En 2002, René Girard écrivait à propos de la French Theory: «Toutes ces théories étaient des destructions trompeuses de la réalité.» Peter Thiel reprend cette conviction dans sa croisade contre les institutions de la démocratie américaine, qu’il considère corrompues et déconnectées du réel.

Celui qui confronte les concepts centraux de Girard –désir mimétique, mécanisme du bouc émissaire– aux technologies de la Silicon Valley observe surtout des tensions. Girard affirmait que le désir mimétique est la cause des conflits humains. Son exemple: des enfants qui ne convoitent un jouet qu’à partir du moment où un autre l’utilise.

Or, la technologie qui a renforcé comme aucune autre le mécanisme de rivalité mimétique décrit par Girard bénéficia, dès ses débuts, du soutien de Peter Thiel. A l’été 2004, il investit, en tant que premier financeur externe, 500.000 dollars dans Facebook, alors simple réseau fermé réservé aux étudiants de Harvard. Les membres pouvaient y créer un profil et entrer en contact avec leurs camarades.

Vingt ans plus tard, Facebook et ses héritiers numériques, alliés à des appareils toujours plus sophistiqués, sont devenus de puissants moteurs du désir mimétique. L’entretien quotidien de sa propre image en ligne –par selfies, stories et mises à jour de statut– a provoqué une intensification inédite de la compétition sociale.
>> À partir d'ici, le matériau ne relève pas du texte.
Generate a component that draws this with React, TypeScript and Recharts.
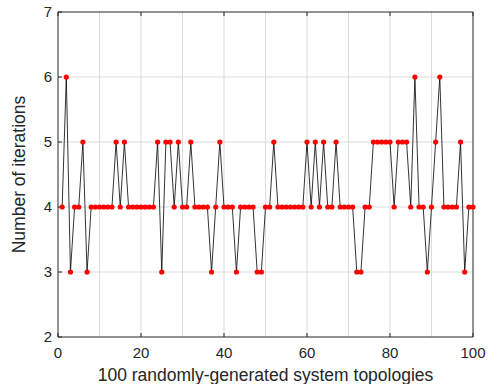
import React from 'react';
import { LineChart, Line, XAxis, YAxis, ReferenceLine } from 'recharts';

const topologies: number[] = Array.from({ length: 100 }, (_, i) => i + 1);
const iterations: number[] = [
  4, 6, 3, 4, 4, 5, 3, 4, 4, 4,
  4, 4, 4, 5, 4, 5, 4, 4, 4, 4,
  4, 4, 4, 5, 3, 5, 5, 4, 5, 4,
  4, 5, 4, 4, 4, 4, 3, 4, 5, 4,
  4, 4, 3, 4, 4, 4, 4, 3, 3, 4,
  4, 5, 4, 4, 4, 4, 4, 4, 4, 5,
  4, 5, 4, 5, 4, 4, 5, 4, 4, 4,
  4, 3, 3, 4, 4, 5, 5, 5, 5, 5,
  4, 5, 5, 5, 4, 6, 4, 4, 3, 4,
  5, 6, 4, 4, 4, 4, 5, 3, 4, 4,
];
const xTicks: number[] = [0, 20, 40, 60, 80, 100];
const xGridValues: number[] = [10, 20, 30, 40, 50, 60, 70, 80, 90];
const yTicks: number[] = [2, 3, 4, 5, 6, 7];
const yGridValues: number[] = [3, 4, 5, 6];

const data = topologies.map((t, i) => ({ t, v: iterations[i] }));

const FONT = 'Arial, "Liberation Sans", Helvetica, sans-serif';
const AXIS = '#262626';
const GRID = '#dcdcdc';

const YLabel = (props: any) => {
  const vb = props.viewBox || {};
  const cx = (vb.x ?? 0) + 19;
  const cy = (vb.y ?? 0) + (vb.height ?? 0) / 2;
  return (
    <text
      x={cx}
      y={cy}
      transform={`rotate(-90 ${cx} ${cy})`}
      textAnchor="middle"
      dominantBaseline="central"
      fill={AXIS}
      fontSize={17.5}
      fontFamily={FONT}
    >
      Number of iterations
    </text>
  );
};

export default function App() {
  return (
    <div style={{ position: 'absolute', left: 0, top: 0, width: 488, height: 384, background: '#fff' }}>
      <LineChart
        width={488}
        height={384}
        data={data}
        margin={{ top: 11, right: 14, bottom: 1, left: 0 }}
      >
        <XAxis
          xAxisId="bottom"
          dataKey="t"
          type="number"
          domain={[0, 100]}
          ticks={xTicks}
          orientation="bottom"
          height={46}
          tickSize={-4}
          tickMargin={14}
          stroke={AXIS}
          tick={{ fill: AXIS, fontSize: 15, fontFamily: FONT }}
          interval={0}
          label={{
            value: '100 randomly-generated system topologies',
            position: 'insideBottom',
            offset: 2,
            fill: AXIS,
            fontSize: 17.5,
            fontFamily: FONT,
          }}
        />
        <XAxis
          xAxisId="top"
          dataKey="t"
          type="number"
          domain={[0, 100]}
          ticks={xTicks}
          orientation="top"
          height={1}
          tickSize={-4}
          tickFormatter={() => ''}
          stroke={AXIS}
          interval={0}
        />
        <YAxis
          yAxisId="left"
          type="number"
          domain={[2, 7]}
          ticks={yTicks}
          orientation="left"
          width={58}
          tickSize={-4}
          tickMargin={10}
          stroke={AXIS}
          tick={{ fill: AXIS, fontSize: 15, fontFamily: FONT }}
          interval={0}
          label={{ content: YLabel }}
        />
        <YAxis
          yAxisId="right"
          type="number"
          domain={[2, 7]}
          ticks={yTicks}
          orientation="right"
          width={1}
          tickSize={-4}
          tickFormatter={() => ''}
          stroke={AXIS}
          interval={0}
        />
        {xGridValues.map((x) => (
          <ReferenceLine
            key={`gx${x}`}
            x={x}
            xAxisId="bottom"
            yAxisId="left"
            stroke={GRID}
            strokeWidth={1}
            ifOverflow="visible"
          />
        ))}
        {yGridValues.map((y) => (
          <ReferenceLine
            key={`gy${y}`}
            y={y}
            xAxisId="bottom"
            yAxisId="left"
            stroke={GRID}
            strokeWidth={1}
            ifOverflow="visible"
          />
        ))}
        <Line
          xAxisId="bottom"
          yAxisId="left"
          dataKey="v"
          type="linear"
          stroke="#000"
          strokeWidth={0.8}
          dot={{ r: 2.6, fill: '#ff0000', stroke: '#ff0000', strokeWidth: 0 }}
          activeDot={false}
          isAnimationActive={false}
        />
      </LineChart>
    </div>
  );
}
«Ces dernières années, articles et podcasts ont multiplié les tentatives de reconstitution méthodique de l’usage que Thiel et Vance font de Girard. Mais aucun lien de fond n’existe.»

Nouveau Testament

Pour René Girard, cette culture numérique constitue un défi existentiel. Ses effets sociaux, estime-t-il, dépassent en ampleur toute évolution historique, car ils transforment un mécanisme ancestral –l’imitation des désirs d’autrui–, par le biais des smartphones, en force directrice de presque chaque pensée.

JD Vance le reconnaît explicitement dans le texte relatant sa conversion. Ce qui l’a frappé, écrit-il, c’est l’intuition de René Girard selon laquelle, dans le Nouveau Testament, l’innocence de la victime sacrifiée (Jésus) fut reconnue pour la première fois. «Dans le marais des réseaux sociaux, explique-t-il, des boucs émissaires ont été constamment désignés et attaqués numériquement. La guerre s’est menée via le clavier, dans l’aveuglement face à nos propres manquements. Des luttes se sont engagées pour des emplois qui, en réalité, ne suscitaient aucun désir. Et moi-même, j’avais perdu le langage de la vertu

Les contradictions de l’appropriation politique de Girard apparaissent ici clairement. Un politicien en pleine ascension invoque un mentor qui est, indirectement, aussi responsable des dynamiques sociales qu’il dénonce. Ces dernières années, articles et podcasts ont multiplié les tentatives de reconstitution méthodique de l’usage que Thiel et Vance font de Girard. Mais aucun lien de fond n’existe –il s’agit seulement d’une identification affective. Au final, Thiel et Vance réitèrent l’idée centrale de Girard: leur désir mimétique de se poser en innovateurs dans un monde vacillant.